連休の病院は静かだ。

仕切りのカーテンをじっと見つめながら、これからのことを考える。

まだ戦う力は湧いてこない。

これではダメだ。

こんな状態では戦えないのは自分がよく分かっている。




母親からは頑張れと言われた。もちろん家族はみんなそう思っているだろう。
期待されているのもわかる。
いつもなら、その期待に答えようとするだろう。

それも過度に。




私の人生は思えばとても変わった人生だった。
幼少期から波が激しい。あまりの激しさにおそらく全部話しても信じて貰えないだろうと思うくらいだ。


もともと大人しくのんびり絵でも書いていられたら幸せと思う性格だった私に、無情にも次から次へとトラブルは降り掛かってきた。今考えれば産みの母が、そのトラブルのほとんどだったかなとも思うが、旦那選びも失敗しているところを見ると私にも問題があるのだろう。


その度に心を鼓舞し奮起してハードルを乗り越えてきた。人間勢いがあれば大体のことはなんとかなるもんだ。


本当は"布団に潜り込んで何も見ず何も聞かず寝転んで居たい"



そんな本音とは裏腹に、物凄い馬力で全てを乗り越えてきた。私の道は進むしかなく、そしてその全てが急展開で痛みを感じている暇すらなかった。

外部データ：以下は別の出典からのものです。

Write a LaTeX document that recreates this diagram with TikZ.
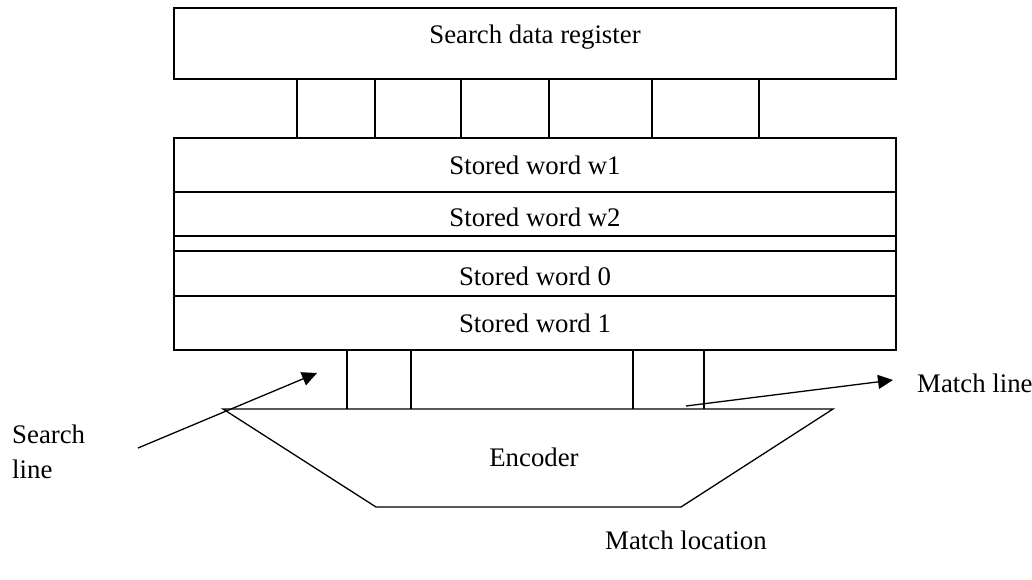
\documentclass[tikz,border=0pt]{standalone}
\usepackage{fontspec}
\setmainfont{Liberation Serif}
\usetikzlibrary{arrows.meta,positioning}

\begin{document}
\begin{tikzpicture}[
  x=1pt,y=-1pt,
  font=\fontsize{26.8}{35}\selectfont,
  word/.style={draw,line width=1.3pt,minimum width=722pt,inner sep=0pt,outer sep=0pt},
  wire/.style={line width=1.3pt},
  txt/.style={inner sep=0pt,align=left},
  arr/.style={-{Triangle[length=15pt,width=14pt]},line width=1.3pt}
]
\useasboundingbox (0,0) rectangle (1032,580);
% register and stored words
\node[word,minimum height=71pt,text height=18pt,text depth=18pt] (reg) at (535,43.5) {Search data register};
\node[word,minimum height=54pt] (w1) at (535,165) {Stored word w1};
\node[word,minimum height=44pt,text height=26pt,below=0pt of w1] (w2) {Stored word w2};
\node[word,minimum height=15pt,below=0pt of w2] (gap) {};
\node[word,minimum height=45pt,text height=24.5pt,below=0pt of gap] (wd0) {Stored word 0};
\node[word,minimum height=54pt,below=0pt of wd0] (wd1) {Stored word 1};
\foreach \x in {297,375,461,549,652,759}
  \draw[wire] (\x,0 |- reg.south) -- (\x,0 |- w1.north);
% encoder
\coordinate (enc-tl) at (223,409);
\coordinate (enc-tr) at (833,409);
\coordinate (enc-br) at (681,507);
\coordinate (enc-bl) at (376,507);
\draw[wire] (enc-tl) -- (enc-tr) -- (enc-br) -- (enc-bl) -- cycle;
\node[txt] (enc) at (534,457) {Encoder};
\foreach \x in {347,411,633,704}
  \draw[wire] (\x,0 |- wd1.south) -- (\x,0 |- enc-tl);
% labels
\node[txt,anchor=west] (sl) at (12,452) {Search\\line};
\node[txt,anchor=west] (ml) at (917,383) {Match line};
\node[txt,anchor=west] (mloc) at (605,540) {Match location};
\coordinate (sl-from) at (138,448);
\coordinate (sl-to) at (317,373);
\coordinate (ml-from) at (686,406);
\coordinate (ml-to) at (893,380);
\draw[arr] (sl-from) -- (sl-to);
\draw[arr] (ml-from) -- (ml-to);
\end{tikzpicture}
\end{document}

乗り越える度にハードルは高くなり、最終的にステージ4Bの癌にぶつかった。



(これはもうダメなやつだ。)



誰がどう見ても、ダメなやつだ。
流石に万歳する時が来たと思った。神様がいるとしたら物凄いハードルの上げ方をしてくる。


こんなもの、常識的に考えて乗り越えられない。猿でもわかる。子供たちの為に私が動けるうちにできることを全てしなくてはいけない。時間はあまりない。


物凄い展開からの最終的な診断がステージ4Bの末期癌だったので一瞬


あれ?もうこれ止まっていいよって言われてんのかな?


なんて思ってしまったほどだ。そもそもだれに向けて言っているのか分からないけれど。




今回、なぜ回顧録という駄文を書いているのかというと


先日、産みの母に電話をしたからだと思う。


彼女と2人きりで過ごした長い時間はそれは酷いもので、今母親となった私には凡そ信じられないようなことをした、まあなんというか一言で言えば変人だ。変わった人だと思う。

特に憎んでもおらず、ただ人にはヒトを愛せる人間とそうでない人間の2種類がいるのだと言うことだけはよく分かった、そんな感想しかない。ただそれだけだ。


そんな母に電話をした。


「ママ、私癌になったんだよ」
「ステージは4。体感的にあまり長くないと思う。それだけなんだけどね」

そう言うと母は

「どこの癌なの」
「私が変わってやりたい」
「父にありがとうと伝えて欲しい」

と言った。



驚いた。心底驚いた。
そんな事が言えたのなら、その親心は40年前からお願いしたかったと少し笑ってしまった。


今だから出てきた言葉なんだろう。人は歳をとり死が近づいてくれば自ずと考え方が変わってくるのだなと、母を見て思った。


そしてそれは、恐らく私も同じで。


抗うことが正しいのかわからなくなってしまった自分にとって最後のハードルは正に自分自身なのかもしれない。